What this task involves — Leave out all pictures. Return exactly the lines from the top of the material through the line containing "const points = shearRates.map((x, i)".

Supplied material —
::::::
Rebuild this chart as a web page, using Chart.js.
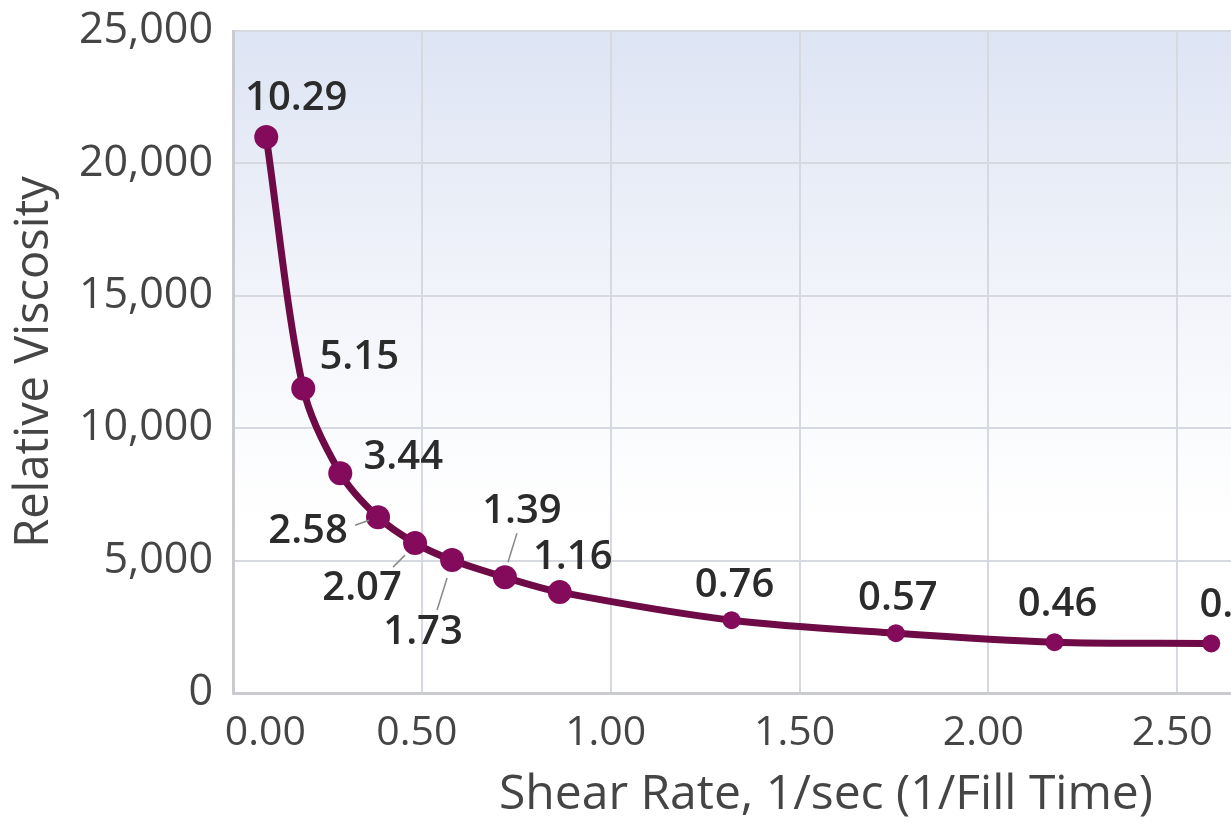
<!DOCTYPE html>
<html lang="en">
<head>
<meta charset="UTF-8">
<title>Relative Viscosity vs Shear Rate</title>
<style>
  html, body { margin: 0; padding: 0; background: #fff; overflow: hidden; }
  /* the chart is wider than the window on purpose: the right part is cut off like the original */
  .chart-wrap { width: 1440px; height: 825px; }
</style>
</head>
<body>
<div class="chart-wrap"><canvas id="viscChart"></canvas></div>

<script src="https://cdn.jsdelivr.net/npm/chart.js"></script>
<script>
// fill time (sec) printed next to each point
const fillTimes = ['10.29', '5.15', '3.44', '2.58', '2.07', '1.73', '1.39', '1.16', '0.76', '0.57', '0.46', '0.39'];
// shear rate, 1/sec
const shearRates = [0.088, 0.186, 0.284, 0.384, 0.482, 0.58, 0.72, 0.865, 1.32, 1.755, 2.175, 2.59];
// relative viscosity
const viscosity = [21000, 11500, 8300, 6640, 5660, 5020, 4370, 3810, 2750, 2260, 1920, 1870];

const xMin = 0, xMax = 3.14, xStep = 0.5;
const yMin = 0, yMax = 25000, yStep = 5000;

// label placement (px from the point) and leader lines
const labelOffsets = [[30, -38], [56, -31], [63, -16], [-70, 14], [-53, 45], [-29, 73],
                      [17, -66], [13, -35], [3, -35], [2, -35], [3, -38], [28, -38]];
const leaders = { 3: [-23, 8, -9, 3], 4: [-22, 24, -10, 12], 5: [-15, 50, -5, 18], 6: [3, -15, 12, -44] };
const pointSizes = [12, 12, 12, 12, 12, 12, 12, 12, 9, 9, 9, 9];

Chart.defaults.font.family = "'Open Sans', sans-serif";

const points = shearRates.map((x, i) => ({ x: x, y: viscosity[i] }));

// light blue fade behind the plot
const plotBackground = {
    id: 'plotBackground',
    beforeDraw(chart) {
        const { ctx, chartArea: a } = chart;
        const g = ctx.createLinearGradient(0, a.top, 0, a.bottom);
        g.addColorStop(0, '#dde4f3');
        g.addColorStop(0.2, '#e7ecf7');
        g.addColorStop(0.4, '#f2f4fa');
        g.addColorStop(0.6, '#fafbfd');
        g.addColorStop(0.75, '#ffffff');
        ctx.save();
        ctx.fillStyle = g;
        ctx.fillRect(a.left, a.top, a.right - a.left, a.bottom - a.top);
        ctx.restore();
    }
};

// fill time labels with small leader lines
const pointLabels = {
    id: 'pointLabels',
    afterDatasetsDraw(chart) {
        const ctx = chart.ctx;
        const meta = chart.getDatasetMeta(0);
        ctx.save();
        meta.data.forEach((pt, i) => {
            const ld = leaders[i];
            if (ld) {
                ctx.strokeStyle = '#8a8a8a';
                ctx.lineWidth = 1.5;
                ctx.beginPath();
                ctx.moveTo(pt.x + ld[0], pt.y + ld[1]);
                ctx.lineTo(pt.x + ld[2], pt.y + ld[3]);
                ctx.stroke();
            }
            ctx.font = "600 40px 'Open Sans', sans-serif";
            ctx.fillStyle = '#2b2b2b';
            ctx.textAlign = 'center';
            ctx.textBaseline = 'middle';
            ctx.fillText(fillTimes[i], pt.x + labelOffsets[i][0], pt.y + labelOffsets[i][1]);
        });
        ctx.restore();
    }
};

const ctx = document.getElementById('viscChart').getContext('2d');

new Chart(ctx, {
    type: 'scatter',
    data: {
        datasets: [{
            label: 'Relative Viscosity',
            data: points,
            showLine: true,
            borderColor: '#6e0a45',
            borderWidth: 7,
            tension: 0.3,
            pointRadius: pointSizes,
            pointBackgroundColor: '#840a5c',
            pointBorderColor: '#840a5c',
            pointBorderWidth: 0,
            clip: false
        }]
    },
    options: {
        responsive: true,
        maintainAspectRatio: false,
        animation: false,
        layout: { padding: { top: 31, right: 21, bottom: 0, left: 0 } },
        plugins: {
            legend: { display: false },
            tooltip: { enabled: false }
        },
        scales: {
            x: {
                type: 'linear',
                min: xMin,
                max: xMax,
                afterFit(scale) {
                    scale.height = 132;
                    scale.paddingLeft = 0;
                    scale.paddingRight = 0;
                },
                ticks: {
                    stepSize: xStep,
                    padding: 16,
                    labelOffset: -5,
                    color: '#454545',
                    font: { size: 41 },
                    maxRotation: 0,
                    autoSkip: false,
                    // the first label sits to the right of the y axis
                    callback: (v) => v === 0 ? '       0.00' : v.toFixed(2)
                },
                grid: { color: '#d6d9df', lineWidth: 2, drawTicks: false },
                border: { color: '#c9cbcf', width: 3 },
                title: {
                    display: true,
                    text: 'Shear Rate, 1/sec (1/Fill Time)',
                    color: '#454545',
                    font: { size: 48 },
                    padding: { top: 0, bottom: 1 }
                }
            },
            y: {
                min: yMin,
                max: yMax,
                afterFit(scale) {
                    scale.width = 233;
                    scale.paddingTop = 0;
                    scale.paddingBottom = 0;
                },
                ticks: {
                    stepSize: yStep,
                    padding: 20,
                    color: '#454545',
                    font: { size: 43 }
                },
                grid: { color: '#d6d9df', lineWidth: 2, drawTicks: false },
                border: { color: '#c9cbcf', width: 3 },
                title: {
                    display: true,
                    text: 'Relative Viscosity',
                    color: '#454545',
                    font: { size: 47 },
                    padding: { top: 6, bottom: 0 }
                }
            }
        }
    },
    plugins: [plotBackground, pointLabels]
});
</script>
</body>
</html>
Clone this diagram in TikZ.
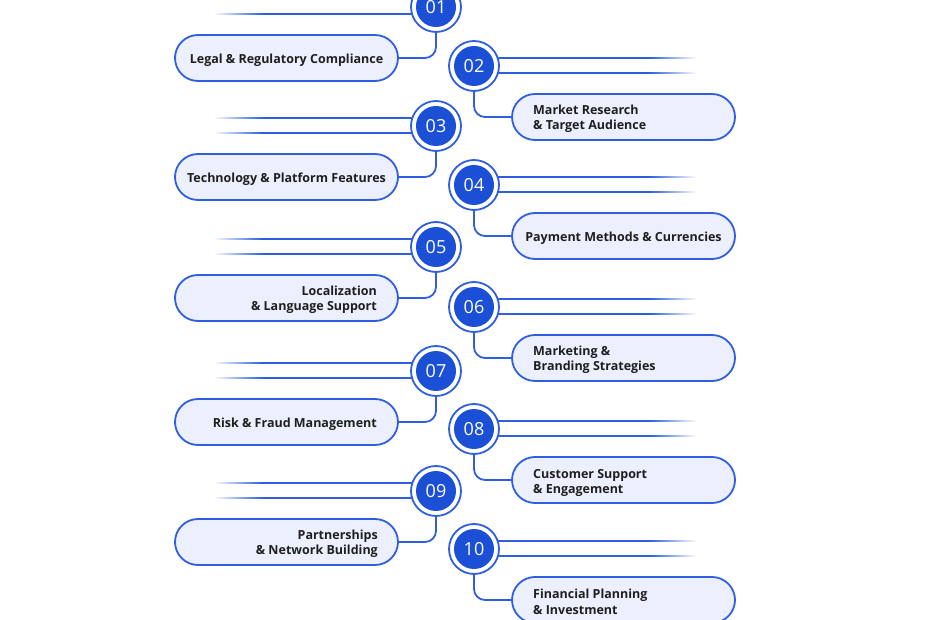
\documentclass[tikz,border=0pt]{standalone}
\usepackage{fontspec}
\setmainfont{Open Sans}
\definecolor{dblue}{HTML}{1A4FD6}
\definecolor{lblue}{HTML}{2F5FE0}
\definecolor{pillfill}{HTML}{ECEFFD}
\definecolor{txt}{HTML}{1F1F1F}
\begin{document}
\begin{tikzpicture}[x=1pt,y=-1pt,
  ring/.style={circle, draw=lblue, line width=1.8pt, fill=white, minimum size=50pt, inner sep=0pt},
  num/.style={circle, fill=dblue, minimum size=40pt, inner sep=0pt, text=white, font=\fontsize{18}{18}\selectfont},
  pill/.style={draw=lblue, line width=1.8pt, fill=pillfill, rounded corners=23pt, minimum width=223pt, minimum height=46pt, inner sep=0pt},
  lbl/.style={text=txt, font=\bfseries\fontsize{12.5}{15.5}\selectfont, inner sep=0pt, yshift=-2pt},
  conn/.style={draw=lblue, line width=1.8pt, rounded corners=11pt},
  ln/.style={draw=lblue, line width=1.8pt}]
\useasboundingbox (0,0) rectangle (930,620);
% left items
\foreach \i/\cy/\num in {1/7/01,3/126/03,5/247/05,7/371/07,9/491/09}{
  \node[ring] (c\i) at (436,\cy) {};
  \node[num] (n\i) at (c\i.center) {\num};
  \node[pill] (p\i) at (286.5,\cy+51) {};
  \draw[conn] (c\i.south) |- (p\i.east);
  \shade[left color=white,right color=lblue] (213,\cy-8.9) rectangle (262,\cy-7.1);
  \shade[left color=white,right color=lblue] (213,\cy+6.1) rectangle (262,\cy+7.9);
  \coordinate (a\i) at (262,\cy-8);
  \coordinate (b\i) at (262,\cy+7);
  \coordinate (e\i) at ([shift={(-23.8,-8)}]c\i.center);
  \coordinate (f\i) at ([shift={(-24.2,7)}]c\i.center);
  \draw[ln] (a\i) -- (e\i);
  \draw[ln] (b\i) -- (f\i);
}
% right items
\foreach \i/\cy/\num in {2/66/02,4/185/04,6/307/06,8/429/08,10/549/10}{
  \node[ring] (c\i) at (474,\cy) {};
  \node[num] (n\i) at (c\i.center) {\num};
  \node[pill] (p\i) at (623.5,\cy+51) {};
  \draw[conn] (c\i.south) |- (p\i.west);
  \shade[left color=lblue,right color=white] (650,\cy-8.9) rectangle (697,\cy-7.1);
  \shade[left color=lblue,right color=white] (650,\cy+6.1) rectangle (697,\cy+7.9);
  \coordinate (a\i) at (650,\cy-8);
  \coordinate (b\i) at (650,\cy+7);
  \coordinate (e\i) at ([shift={(23.8,-8)}]c\i.center);
  \coordinate (f\i) at ([shift={(24.2,7)}]c\i.center);
  \draw[ln] (e\i) -- (a\i);
  \draw[ln] (f\i) -- (b\i);
}
% labels
\node[lbl] (t1) at (p1.center) {Legal \& Regulatory Compliance};
\node[lbl, anchor=west, align=left] (t2) at (533,117) {Market Research\\\& Target Audience};
\node[lbl] (t3) at (p3.center) {Technology \& Platform Features};
\node[lbl] (t4) at (p4.center) {Payment Methods \& Currencies};
\node[lbl, anchor=east, align=right] (t5) at (377,298) {Localization\\\& Language Support};
\node[lbl, anchor=west, align=left] (t6) at (533,358) {Marketing \&\\Branding Strategies};
\node[lbl, anchor=east, align=right] (t7) at (377,422) {Risk \& Fraud Management};
\node[lbl, anchor=west, align=left] (t8) at (533,481) {Customer Support\\\& Engagement};
\node[lbl, anchor=east, align=right] (t9) at (378,542) {Partnerships\\\& Network Building};
\node[lbl, anchor=west, align=left] (t10) at (533,600) {Financial Planning\\\& Investment};
\end{tikzpicture}
\end{document}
::::::
Result —
Rebuild this chart as a web page, using Chart.js.
<!DOCTYPE html>
<html lang="en">
<head>
<meta charset="UTF-8">
<title>Relative Viscosity vs Shear Rate</title>
<style>
  html, body { margin: 0; padding: 0; background: #fff; overflow: hidden; }
  /* the chart is wider than the window on purpose: the right part is cut off like the original */
  .chart-wrap { width: 1440px; height: 825px; }
</style>
</head>
<body>
<div class="chart-wrap"><canvas id="viscChart"></canvas></div>

<script src="https://cdn.jsdelivr.net/npm/chart.js"></script>
<script>
// fill time (sec) printed next to each point
const fillTimes = ['10.29', '5.15', '3.44', '2.58', '2.07', '1.73', '1.39', '1.16', '0.76', '0.57', '0.46', '0.39'];
// shear rate, 1/sec
const shearRates = [0.088, 0.186, 0.284, 0.384, 0.482, 0.58, 0.72, 0.865, 1.32, 1.755, 2.175, 2.59];
// relative viscosity
const viscosity = [21000, 11500, 8300, 6640, 5660, 5020, 4370, 3810, 2750, 2260, 1920, 1870];

const xMin = 0, xMax = 3.14, xStep = 0.5;
const yMin = 0, yMax = 25000, yStep = 5000;

// label placement (px from the point) and leader lines
const labelOffsets = [[30, -38], [56, -31], [63, -16], [-70, 14], [-53, 45], [-29, 73],
                      [17, -66], [13, -35], [3, -35], [2, -35], [3, -38], [28, -38]];
const leaders = { 3: [-23, 8, -9, 3], 4: [-22, 24, -10, 12], 5: [-15, 50, -5, 18], 6: [3, -15, 12, -44] };
const pointSizes = [12, 12, 12, 12, 12, 12, 12, 12, 9, 9, 9, 9];

Chart.defaults.font.family = "'Open Sans', sans-serif";

const points = shearRates.map((x, i) => ({ x: x, y: viscosity[i] }));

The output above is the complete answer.